The request » Count every line that has the word "this". Give the number, without anything more.

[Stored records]

————

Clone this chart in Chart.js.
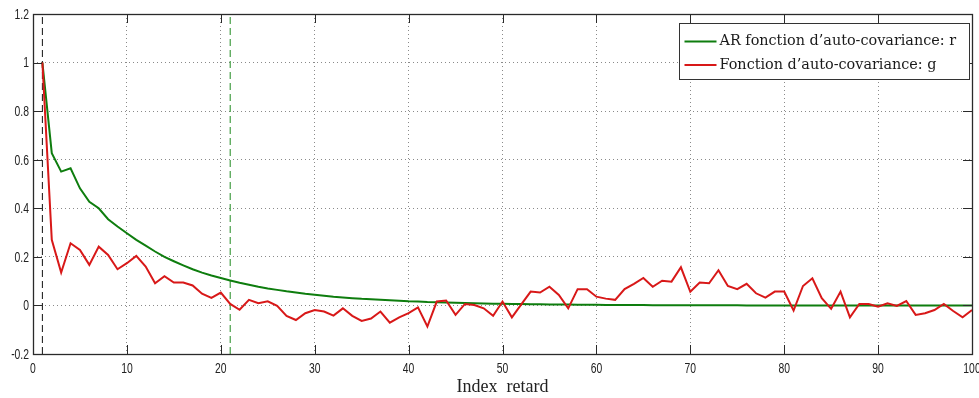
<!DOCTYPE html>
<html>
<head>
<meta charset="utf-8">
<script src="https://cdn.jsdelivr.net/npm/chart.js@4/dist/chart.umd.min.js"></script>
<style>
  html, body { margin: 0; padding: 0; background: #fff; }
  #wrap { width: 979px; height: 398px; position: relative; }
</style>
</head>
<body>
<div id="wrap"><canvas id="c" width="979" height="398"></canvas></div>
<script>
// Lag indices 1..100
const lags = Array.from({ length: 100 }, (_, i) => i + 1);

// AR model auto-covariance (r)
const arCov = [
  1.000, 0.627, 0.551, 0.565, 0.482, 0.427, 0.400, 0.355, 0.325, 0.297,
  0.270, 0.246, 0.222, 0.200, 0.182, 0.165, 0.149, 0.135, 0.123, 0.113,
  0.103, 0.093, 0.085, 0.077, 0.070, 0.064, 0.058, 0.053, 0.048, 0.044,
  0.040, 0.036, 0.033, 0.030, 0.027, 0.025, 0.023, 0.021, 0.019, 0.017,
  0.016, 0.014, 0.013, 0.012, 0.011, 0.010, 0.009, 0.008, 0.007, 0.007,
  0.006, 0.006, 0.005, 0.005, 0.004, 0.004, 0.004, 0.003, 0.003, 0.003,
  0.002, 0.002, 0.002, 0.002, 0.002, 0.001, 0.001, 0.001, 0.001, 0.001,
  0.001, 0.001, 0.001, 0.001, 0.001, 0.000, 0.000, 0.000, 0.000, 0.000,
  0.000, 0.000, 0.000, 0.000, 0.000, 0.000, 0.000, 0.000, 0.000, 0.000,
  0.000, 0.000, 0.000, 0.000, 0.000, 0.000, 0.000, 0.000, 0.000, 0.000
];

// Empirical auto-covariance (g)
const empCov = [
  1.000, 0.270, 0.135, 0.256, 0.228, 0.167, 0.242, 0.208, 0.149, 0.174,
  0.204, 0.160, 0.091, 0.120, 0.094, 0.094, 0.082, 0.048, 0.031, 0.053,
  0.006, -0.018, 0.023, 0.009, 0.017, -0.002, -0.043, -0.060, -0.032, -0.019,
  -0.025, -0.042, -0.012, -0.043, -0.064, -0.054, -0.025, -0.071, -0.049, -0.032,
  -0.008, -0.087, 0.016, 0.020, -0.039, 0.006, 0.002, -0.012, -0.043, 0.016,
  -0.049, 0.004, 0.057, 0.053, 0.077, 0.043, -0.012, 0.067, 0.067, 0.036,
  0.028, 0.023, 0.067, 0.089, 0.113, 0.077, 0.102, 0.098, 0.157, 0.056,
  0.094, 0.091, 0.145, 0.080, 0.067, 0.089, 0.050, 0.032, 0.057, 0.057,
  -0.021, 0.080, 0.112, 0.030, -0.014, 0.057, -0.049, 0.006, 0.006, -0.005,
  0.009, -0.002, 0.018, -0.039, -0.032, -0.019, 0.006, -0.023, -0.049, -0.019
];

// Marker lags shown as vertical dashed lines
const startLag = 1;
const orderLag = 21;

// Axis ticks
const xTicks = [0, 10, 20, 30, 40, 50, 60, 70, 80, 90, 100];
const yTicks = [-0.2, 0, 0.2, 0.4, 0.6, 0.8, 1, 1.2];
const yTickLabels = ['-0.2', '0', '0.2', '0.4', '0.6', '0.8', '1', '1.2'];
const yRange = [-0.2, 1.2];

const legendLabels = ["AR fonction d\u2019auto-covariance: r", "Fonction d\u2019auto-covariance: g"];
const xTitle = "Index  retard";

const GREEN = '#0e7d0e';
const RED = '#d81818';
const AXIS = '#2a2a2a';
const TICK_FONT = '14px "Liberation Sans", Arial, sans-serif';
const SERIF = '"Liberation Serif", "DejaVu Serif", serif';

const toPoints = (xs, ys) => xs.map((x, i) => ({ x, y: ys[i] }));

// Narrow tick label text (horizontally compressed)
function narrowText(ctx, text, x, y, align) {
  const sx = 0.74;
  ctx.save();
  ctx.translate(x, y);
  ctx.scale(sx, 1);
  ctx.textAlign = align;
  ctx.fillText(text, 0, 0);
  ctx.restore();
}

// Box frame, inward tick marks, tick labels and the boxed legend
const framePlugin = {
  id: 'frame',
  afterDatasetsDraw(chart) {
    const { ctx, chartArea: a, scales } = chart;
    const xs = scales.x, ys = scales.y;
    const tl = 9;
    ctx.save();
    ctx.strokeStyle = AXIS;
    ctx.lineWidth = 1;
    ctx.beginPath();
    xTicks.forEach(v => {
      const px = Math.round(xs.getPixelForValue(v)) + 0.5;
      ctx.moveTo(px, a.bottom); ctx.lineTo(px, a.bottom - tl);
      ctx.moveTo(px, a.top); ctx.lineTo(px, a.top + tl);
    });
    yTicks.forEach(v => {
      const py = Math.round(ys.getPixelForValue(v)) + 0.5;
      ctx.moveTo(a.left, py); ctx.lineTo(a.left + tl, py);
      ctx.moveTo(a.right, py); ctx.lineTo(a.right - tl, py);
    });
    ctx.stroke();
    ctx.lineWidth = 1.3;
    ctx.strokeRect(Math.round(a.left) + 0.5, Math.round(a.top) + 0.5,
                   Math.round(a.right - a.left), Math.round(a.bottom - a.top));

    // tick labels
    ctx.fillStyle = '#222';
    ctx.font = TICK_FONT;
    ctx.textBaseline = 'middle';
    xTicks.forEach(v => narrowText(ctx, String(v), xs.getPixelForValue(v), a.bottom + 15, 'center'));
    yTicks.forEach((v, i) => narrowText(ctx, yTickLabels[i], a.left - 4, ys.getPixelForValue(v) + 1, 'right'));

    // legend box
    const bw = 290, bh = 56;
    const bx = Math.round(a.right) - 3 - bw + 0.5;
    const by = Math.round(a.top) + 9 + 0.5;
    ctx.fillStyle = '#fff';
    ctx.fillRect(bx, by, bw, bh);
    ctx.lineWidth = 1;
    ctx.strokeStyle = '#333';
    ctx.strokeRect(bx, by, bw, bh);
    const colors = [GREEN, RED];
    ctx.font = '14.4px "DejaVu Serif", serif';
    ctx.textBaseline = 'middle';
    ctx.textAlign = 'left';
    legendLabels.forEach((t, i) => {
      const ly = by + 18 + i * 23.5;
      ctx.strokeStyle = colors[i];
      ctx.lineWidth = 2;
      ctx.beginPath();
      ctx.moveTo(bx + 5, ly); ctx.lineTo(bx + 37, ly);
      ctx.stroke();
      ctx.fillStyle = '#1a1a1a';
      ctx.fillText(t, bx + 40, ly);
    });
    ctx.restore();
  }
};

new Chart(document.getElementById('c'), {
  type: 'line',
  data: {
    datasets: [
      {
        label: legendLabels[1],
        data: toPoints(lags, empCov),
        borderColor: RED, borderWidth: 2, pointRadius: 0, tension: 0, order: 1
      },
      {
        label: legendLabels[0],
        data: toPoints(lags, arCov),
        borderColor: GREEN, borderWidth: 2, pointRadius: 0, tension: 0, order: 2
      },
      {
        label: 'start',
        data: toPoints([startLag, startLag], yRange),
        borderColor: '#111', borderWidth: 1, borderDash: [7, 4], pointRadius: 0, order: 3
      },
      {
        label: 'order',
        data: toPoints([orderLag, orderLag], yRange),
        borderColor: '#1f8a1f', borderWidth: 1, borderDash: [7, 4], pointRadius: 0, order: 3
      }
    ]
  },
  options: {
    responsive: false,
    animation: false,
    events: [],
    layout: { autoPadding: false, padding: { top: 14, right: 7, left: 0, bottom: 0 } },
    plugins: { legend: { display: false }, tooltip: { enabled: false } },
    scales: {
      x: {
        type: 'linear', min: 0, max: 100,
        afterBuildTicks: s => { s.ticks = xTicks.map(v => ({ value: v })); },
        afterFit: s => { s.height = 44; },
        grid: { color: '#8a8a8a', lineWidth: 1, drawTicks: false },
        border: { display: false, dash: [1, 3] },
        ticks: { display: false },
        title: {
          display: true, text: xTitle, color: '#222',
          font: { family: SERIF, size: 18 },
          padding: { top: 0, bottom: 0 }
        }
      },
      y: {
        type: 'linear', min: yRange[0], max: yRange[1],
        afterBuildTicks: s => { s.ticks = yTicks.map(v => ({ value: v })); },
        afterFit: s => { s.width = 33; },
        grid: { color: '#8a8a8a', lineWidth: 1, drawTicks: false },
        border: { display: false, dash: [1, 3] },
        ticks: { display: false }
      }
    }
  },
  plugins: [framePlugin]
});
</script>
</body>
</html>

————

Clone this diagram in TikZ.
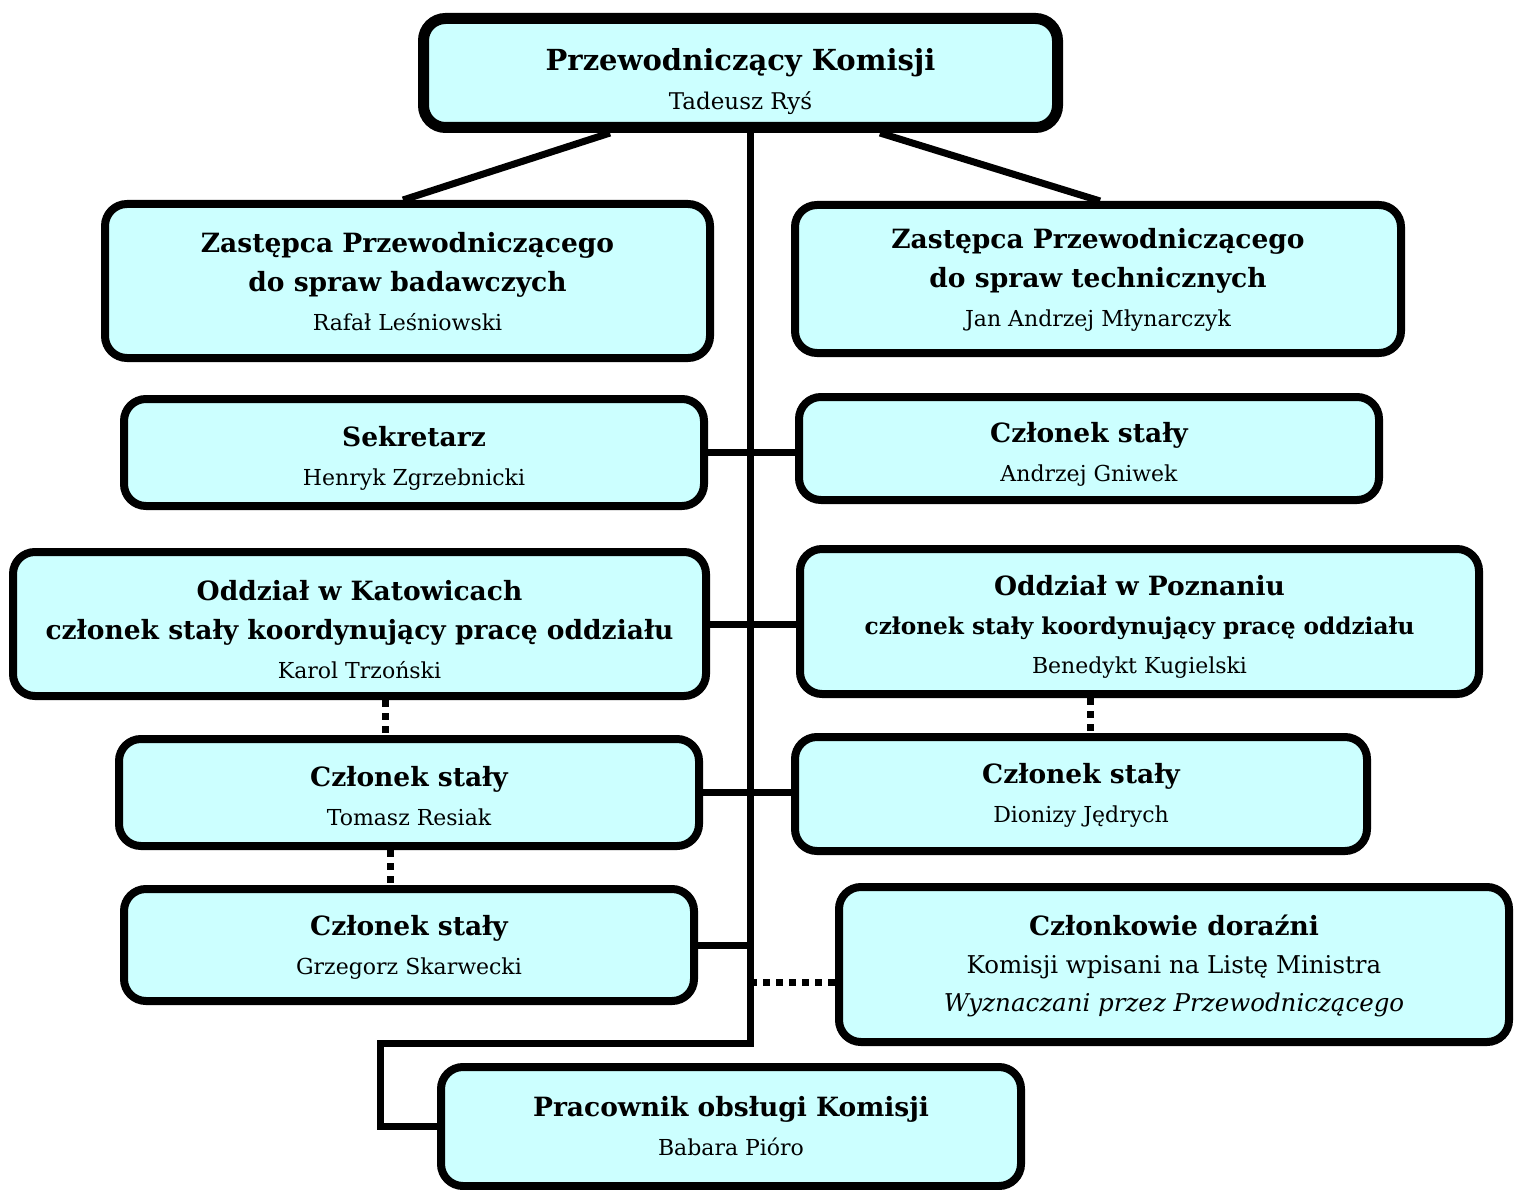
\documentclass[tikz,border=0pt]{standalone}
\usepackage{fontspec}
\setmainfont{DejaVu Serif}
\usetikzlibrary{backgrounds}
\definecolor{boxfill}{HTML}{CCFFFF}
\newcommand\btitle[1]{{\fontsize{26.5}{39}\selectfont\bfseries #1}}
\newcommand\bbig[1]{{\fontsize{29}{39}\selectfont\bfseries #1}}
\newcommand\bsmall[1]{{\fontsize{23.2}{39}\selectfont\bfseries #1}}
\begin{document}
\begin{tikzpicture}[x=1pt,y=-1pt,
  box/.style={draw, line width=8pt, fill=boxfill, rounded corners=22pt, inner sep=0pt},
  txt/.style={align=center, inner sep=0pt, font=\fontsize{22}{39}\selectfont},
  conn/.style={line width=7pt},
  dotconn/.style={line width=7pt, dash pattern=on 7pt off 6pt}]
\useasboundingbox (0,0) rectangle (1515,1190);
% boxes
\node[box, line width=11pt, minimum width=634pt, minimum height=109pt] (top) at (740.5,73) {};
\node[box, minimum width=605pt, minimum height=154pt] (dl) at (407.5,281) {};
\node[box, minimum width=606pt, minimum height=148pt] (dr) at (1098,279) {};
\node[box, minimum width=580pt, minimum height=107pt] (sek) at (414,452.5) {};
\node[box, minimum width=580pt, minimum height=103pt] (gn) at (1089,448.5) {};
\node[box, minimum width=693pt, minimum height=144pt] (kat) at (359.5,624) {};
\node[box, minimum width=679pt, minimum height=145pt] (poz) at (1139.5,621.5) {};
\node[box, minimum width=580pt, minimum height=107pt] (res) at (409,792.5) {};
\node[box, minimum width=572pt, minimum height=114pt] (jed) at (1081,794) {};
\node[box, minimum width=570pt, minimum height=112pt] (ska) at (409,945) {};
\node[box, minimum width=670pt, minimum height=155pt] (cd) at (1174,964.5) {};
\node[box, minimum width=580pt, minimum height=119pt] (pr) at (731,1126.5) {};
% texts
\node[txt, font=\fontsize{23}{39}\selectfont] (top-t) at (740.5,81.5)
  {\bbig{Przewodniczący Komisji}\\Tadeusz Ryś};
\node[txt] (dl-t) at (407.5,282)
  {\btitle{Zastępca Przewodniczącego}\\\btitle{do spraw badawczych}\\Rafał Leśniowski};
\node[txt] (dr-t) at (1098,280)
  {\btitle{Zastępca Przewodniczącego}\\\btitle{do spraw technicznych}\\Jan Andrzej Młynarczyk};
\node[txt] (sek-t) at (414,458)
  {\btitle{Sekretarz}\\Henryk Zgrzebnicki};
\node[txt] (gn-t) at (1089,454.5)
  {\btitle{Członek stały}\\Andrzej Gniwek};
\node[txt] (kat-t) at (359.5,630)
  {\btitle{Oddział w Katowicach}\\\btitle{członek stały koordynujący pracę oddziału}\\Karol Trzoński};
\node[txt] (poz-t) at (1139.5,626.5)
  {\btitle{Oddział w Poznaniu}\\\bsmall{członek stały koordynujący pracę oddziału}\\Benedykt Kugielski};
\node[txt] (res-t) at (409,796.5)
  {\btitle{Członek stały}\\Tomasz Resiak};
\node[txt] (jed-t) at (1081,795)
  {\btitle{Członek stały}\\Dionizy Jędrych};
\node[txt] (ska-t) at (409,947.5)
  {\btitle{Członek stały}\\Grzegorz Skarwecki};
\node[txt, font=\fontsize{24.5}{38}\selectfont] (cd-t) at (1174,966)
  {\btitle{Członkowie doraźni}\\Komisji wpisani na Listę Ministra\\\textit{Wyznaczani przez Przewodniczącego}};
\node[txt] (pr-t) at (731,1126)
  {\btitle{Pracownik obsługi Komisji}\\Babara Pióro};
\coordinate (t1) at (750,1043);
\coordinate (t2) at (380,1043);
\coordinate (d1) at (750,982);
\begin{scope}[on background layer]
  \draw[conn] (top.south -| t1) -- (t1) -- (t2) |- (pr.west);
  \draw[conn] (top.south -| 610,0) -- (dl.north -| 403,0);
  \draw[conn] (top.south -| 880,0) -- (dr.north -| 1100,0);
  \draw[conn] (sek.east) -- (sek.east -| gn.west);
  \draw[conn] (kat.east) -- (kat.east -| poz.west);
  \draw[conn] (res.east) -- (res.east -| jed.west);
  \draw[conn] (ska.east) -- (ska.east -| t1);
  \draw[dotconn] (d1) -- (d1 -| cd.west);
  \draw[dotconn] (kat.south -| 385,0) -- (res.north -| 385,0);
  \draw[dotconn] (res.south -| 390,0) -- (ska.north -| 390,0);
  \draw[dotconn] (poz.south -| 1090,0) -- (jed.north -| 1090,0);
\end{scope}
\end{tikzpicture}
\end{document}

————

Written response » 2